What nearly killed my love for baseball was the way that striking major leaguers boldly predicted that fans would come crawling back. I felt like I was being treated like a battered wife, slinking home to cook dinner for some profane A-shirted bum. When Selig dictated that the players flip third out fly balls to the fans, it was a small gesture, but I accepted it. I am still a baseball fan, but the owners and the players have damaged our relationship forever. It will never be the same.
I have noticed that hockey players have no such arrogance. That's keeping me hanging on.
Detroit..the vanising, shrinking city..with a clown prince of a mayor..as an aside, the RedWings' home white uniforms..most beautiful of any sport
Eddie Shore!
bump
That's absolutely true, but there's something to keep in mind here: The unique nature of competitive sports is such that "normal" economic principles cannot be applied to a professional sports league.
In the auto industry, the predatory nature of competition works just fine. If Ford and General Motors can't keep up with Toyota and Honda, then the first two will lose market share to the latter two. Under a worst-case scenario, the first two may even go out of business. Such is the nature of capitalism.

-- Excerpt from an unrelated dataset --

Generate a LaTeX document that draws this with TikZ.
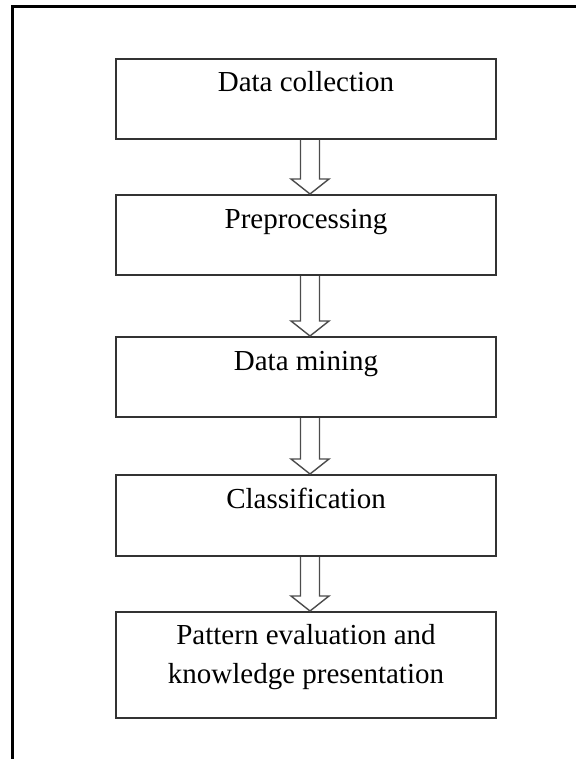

The problem in sports is that the competition is the product, which means all of the teams in a league must walk a very fine line -- they have to adhere to souond business practices and function in a normal competitive manner from a financial perspective, but at the same time they must ensure that their competitors remain, well, competitive!
I'm not a huge fan of a salary cap in general terms, but there is no question that a league comprised of teams with disproportionate levels of financial strength does not have a strong future.
John Kerry actually played NHL hockey for the Leafs in Cambodia during the winter of 1969 when the Mekong had frozen over.